- REQUIRED WORK -
Your task is to retype, word for word, the lines from the start of the data through the line holding "1912.7, 1964.8, 2000];". Do not include the pictures.

★ ★ ★

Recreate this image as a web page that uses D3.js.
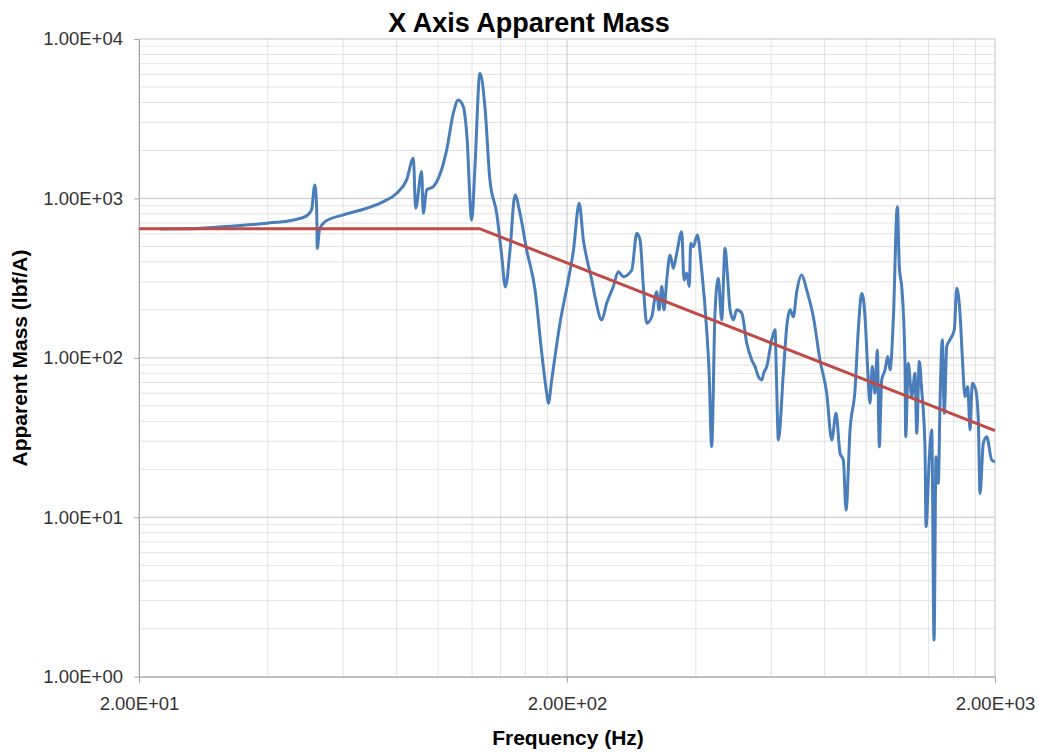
<!DOCTYPE html>
<html>
<head>
<meta charset="utf-8">
<script src="https://cdn.jsdelivr.net/npm/d3@7"></script>
<style>
  html, body { margin: 0; padding: 0; background: #fff; }
  svg { display: block; font-family: "Liberation Sans", Arial, sans-serif; }
</style>
</head>
<body>
<svg id="chart" width="1039" height="752"></svg>
<script>
// ---- data ----
const title = "X Axis Apparent Mass";
const xLabel = "Frequency (Hz)";
const yLabel = "Apparent Mass (lbf/A)";

const xTicks = [20, 200, 2000];
const yTicks = [1, 10, 100, 1000, 10000];

const freq = [22.4, 26.6, 33.2, 39.8, 45.9, 49.3, 50.6, 51.5, 52.0, 52.2,
  52.8, 54.4, 60.0, 68.1, 74.5, 80.0, 84.4, 87.5, 88.6, 91.5,
  92.3, 94.0, 97.4, 104.7, 108.5, 111.4, 114.5, 116.6, 119.8, 121.9,
  125.2, 128.6, 132.1, 137.0, 140.7, 143.6, 147.2, 151.2, 155.3, 161.0,
  168.4, 174.6, 179.3, 180.9, 184.2, 192.6, 201.4, 206.9, 213.6, 218.4,
  222.4, 228.5, 232.5, 241.1, 247.6, 256.6, 263.6, 270.7, 283.4, 291.1,
  296.3, 301.6, 307.2, 315.6, 321.2, 324.0, 328.1, 333.1, 337.0, 342.0,
  348.2, 354.4, 360.9, 370.7, 375.4, 380.9, 386.2, 389.1, 394.6, 403.2,
  412.8, 424.0, 429.4, 435.6, 443.4, 451.4, 459.7, 468.0, 473.8, 480.8,
  489.5, 498.4, 512.0, 525.9, 540.4, 550.2, 559.9, 570.3, 577.4, 585.8,
  601.7, 612.4, 617.4, 623.5, 640.5, 652.3, 663.8, 675.8, 688.3, 707.0,
  726.1, 752.6, 780.0, 808.8, 831.0, 850.4, 868.9, 884.5, 897.4, 916.9,
  941.8, 958.6, 976.4, 994.0, 1008.4, 1020.8, 1033.6, 1048.8, 1061.8, 1073.4,
  1087.2, 1106.8, 1123.0, 1137.0, 1157.3, 1182.5, 1195.2, 1212.7, 1232.4, 1237.0,
  1254.5, 1277.8, 1300.7, 1312.6, 1331.0, 1348.2, 1372.2, 1380.1, 1404.9, 1423.1,
  1440.8, 1456.2, 1474.4, 1487.8, 1506.4, 1522.6, 1542.4, 1570.2, 1606.8, 1627.7,
  1656.8, 1677.4, 1702.2, 1727.0, 1748.8, 1770.2, 1802.8, 1828.2, 1845.3, 1878.2,
  1912.7, 1964.8, 2000];

const mass = [644, 646, 672, 699, 733, 777, 847, 1215, 888, 487,
  635, 715, 788, 868, 955, 1078, 1307, 1787, 868, 1473,
  808, 1131, 1186, 2015, 3423, 4149, 3766, 2564, 733, 1583,
  6102, 3766, 1307, 808, 442, 278, 475, 1052, 808, 475,
  267, 107, 60.0, 51.9, 72.7, 165, 308, 464, 933, 549,
  422, 308, 242, 173, 220, 280, 347, 323, 356, 605,
  549, 280, 165, 181, 242, 260, 200, 280, 200, 308,
  442, 365, 453, 619, 308, 340, 280, 524, 498, 590,
  356, 150, 84.0, 27.7, 191, 316, 173, 487, 340, 200,
  173, 200, 191, 124, 97.0, 88.1, 76.2, 72.7, 81.6, 88.1,
  130, 150, 72.7, 30.5, 80.1, 157, 200, 181, 260, 331,
  267, 181, 97.0, 60.0, 30.5, 44.9, 25.2, 22.9, 11.1, 35.3,
  62.9, 150, 254, 181, 84.0, 51.9, 88.1, 60.0, 112, 27.7,
  72.7, 84.0, 102, 84.0, 173, 888, 373, 267, 92.5, 32.0,
  92.5, 57.1, 80.1, 33.7, 94.7, 62.9, 27.7, 8.73, 24.0, 35.3,
  1.70, 24.0, 16.3, 51.9, 130, 44.9, 118, 130, 150, 273,
  191, 102, 57.1, 66.0, 35.3, 69.3, 62.9, 40.8, 14.1, 29.1,
  32.0, 22.9, 22.3];

const limitFreq = [20, 125, 2000];
const limitMass = [646, 646, 35];

// ---- layout ----
const svg = d3.select("#chart");
const L = 139, R = 995, T = 39, B = 676.7;

const x = d3.scaleLog().domain([20, 2000]).range([L, R]);
const y = d3.scaleLog().domain([1, 10000]).range([B, T]);

const fmt = v => {
  const s = v.toExponential(2).toUpperCase();
  const m = s.match(/^(.*E)([+-])(\d+)$/);
  return m[1] + m[2] + m[3].padStart(2, "0");
};

// minor grid values
const xMinor = [];
[20, 200].forEach(d => { for (let k = 2; k <= 9; k++) xMinor.push(d * k); });
const yMinor = [];
[1, 10, 100, 1000].forEach(d => { for (let k = 2; k <= 9; k++) yMinor.push(d * k); });

const grid = svg.append("g");
grid.selectAll(".ymin").data(yMinor).enter().append("line")
  .attr("x1", L).attr("x2", R).attr("y1", d => y(d)).attr("y2", d => y(d))
  .attr("stroke", "#e3e3e3").attr("stroke-width", 1);
grid.selectAll(".xmin").data(xMinor).enter().append("line")
  .attr("y1", T).attr("y2", B).attr("x1", d => x(d)).attr("x2", d => x(d))
  .attr("stroke", "#e3e3e3").attr("stroke-width", 1);
grid.selectAll(".ymaj").data(yTicks).enter().append("line")
  .attr("x1", L).attr("x2", R).attr("y1", d => y(d)).attr("y2", d => y(d))
  .attr("stroke", "#c4c4c4").attr("stroke-width", 1);
grid.selectAll(".xmaj").data(xTicks).enter().append("line")
  .attr("y1", T).attr("y2", B).attr("x1", d => x(d)).attr("x2", d => x(d))
  .attr("stroke", "#c4c4c4").attr("stroke-width", 1);

// axes
const yAxis = svg.append("g").attr("transform", `translate(${L},0)`)
  .call(d3.axisLeft(y).tickValues(yTicks).tickFormat(fmt).tickSizeInner(5).tickSizeOuter(0).tickPadding(11));
const xAxis = svg.append("g").attr("transform", `translate(0,${B})`)
  .call(d3.axisBottom(x).tickValues(xTicks).tickFormat(fmt).tickSizeInner(6).tickSizeOuter(0).tickPadding(14));
[yAxis, xAxis].forEach(a => {
  a.select(".domain").attr("stroke", "#a6a6a6");
  a.selectAll(".tick line").attr("stroke", "#a6a6a6");
  a.selectAll(".tick text").attr("fill", "#333").style("font-size", "18.5px")
    .style("font-family", "'Liberation Sans', Arial, sans-serif");
});

// series
const line = d3.line().x(d => x(d[0])).y(d => y(d[1])).curve(d3.curveMonotoneX);
svg.append("path")
  .datum(freq.map((f, i) => [f, mass[i]]))
  .attr("d", line).attr("fill", "none")
  .attr("stroke", "#4a7ebb").attr("stroke-width", 3)
  .attr("stroke-linejoin", "round");
const straight = d3.line().x(d => x(d[0])).y(d => y(d[1]));
svg.append("path")
  .datum(limitFreq.map((f, i) => [f, limitMass[i]]))
  .attr("d", straight).attr("fill", "none")
  .attr("stroke", "#be4b48").attr("stroke-width", 3);

// titles
svg.append("text").attr("x", 529).attr("y", 32).attr("text-anchor", "middle")
  .style("font-size", "27px").style("font-weight", "bold").attr("fill", "#000").text(title);
svg.append("text").attr("x", 568).attr("y", 745).attr("text-anchor", "middle")
  .style("font-size", "21px").style("font-weight", "bold").attr("fill", "#000").text(xLabel);
svg.append("text").attr("transform", "translate(27,358) rotate(-90)").attr("text-anchor", "middle")
  .style("font-size", "21px").style("font-weight", "bold").attr("fill", "#000").text(yLabel);
</script>
</body>
</html>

★ ★ ★

- ANSWER TO THIS EXERCISE -
Recreate this image as a web page that uses D3.js.
<!DOCTYPE html>
<html>
<head>
<meta charset="utf-8">
<script src="https://cdn.jsdelivr.net/npm/d3@7"></script>
<style>
  html, body { margin: 0; padding: 0; background: #fff; }
  svg { display: block; font-family: "Liberation Sans", Arial, sans-serif; }
</style>
</head>
<body>
<svg id="chart" width="1039" height="752"></svg>
<script>
// ---- data ----
const title = "X Axis Apparent Mass";
const xLabel = "Frequency (Hz)";
const yLabel = "Apparent Mass (lbf/A)";

const xTicks = [20, 200, 2000];
const yTicks = [1, 10, 100, 1000, 10000];

const freq = [22.4, 26.6, 33.2, 39.8, 45.9, 49.3, 50.6, 51.5, 52.0, 52.2,
  52.8, 54.4, 60.0, 68.1, 74.5, 80.0, 84.4, 87.5, 88.6, 91.5,
  92.3, 94.0, 97.4, 104.7, 108.5, 111.4, 114.5, 116.6, 119.8, 121.9,
  125.2, 128.6, 132.1, 137.0, 140.7, 143.6, 147.2, 151.2, 155.3, 161.0,
  168.4, 174.6, 179.3, 180.9, 184.2, 192.6, 201.4, 206.9, 213.6, 218.4,
  222.4, 228.5, 232.5, 241.1, 247.6, 256.6, 263.6, 270.7, 283.4, 291.1,
  296.3, 301.6, 307.2, 315.6, 321.2, 324.0, 328.1, 333.1, 337.0, 342.0,
  348.2, 354.4, 360.9, 370.7, 375.4, 380.9, 386.2, 389.1, 394.6, 403.2,
  412.8, 424.0, 429.4, 435.6, 443.4, 451.4, 459.7, 468.0, 473.8, 480.8,
  489.5, 498.4, 512.0, 525.9, 540.4, 550.2, 559.9, 570.3, 577.4, 585.8,
  601.7, 612.4, 617.4, 623.5, 640.5, 652.3, 663.8, 675.8, 688.3, 707.0,
  726.1, 752.6, 780.0, 808.8, 831.0, 850.4, 868.9, 884.5, 897.4, 916.9,
  941.8, 958.6, 976.4, 994.0, 1008.4, 1020.8, 1033.6, 1048.8, 1061.8, 1073.4,
  1087.2, 1106.8, 1123.0, 1137.0, 1157.3, 1182.5, 1195.2, 1212.7, 1232.4, 1237.0,
  1254.5, 1277.8, 1300.7, 1312.6, 1331.0, 1348.2, 1372.2, 1380.1, 1404.9, 1423.1,
  1440.8, 1456.2, 1474.4, 1487.8, 1506.4, 1522.6, 1542.4, 1570.2, 1606.8, 1627.7,
  1656.8, 1677.4, 1702.2, 1727.0, 1748.8, 1770.2, 1802.8, 1828.2, 1845.3, 1878.2,
  1912.7, 1964.8, 2000];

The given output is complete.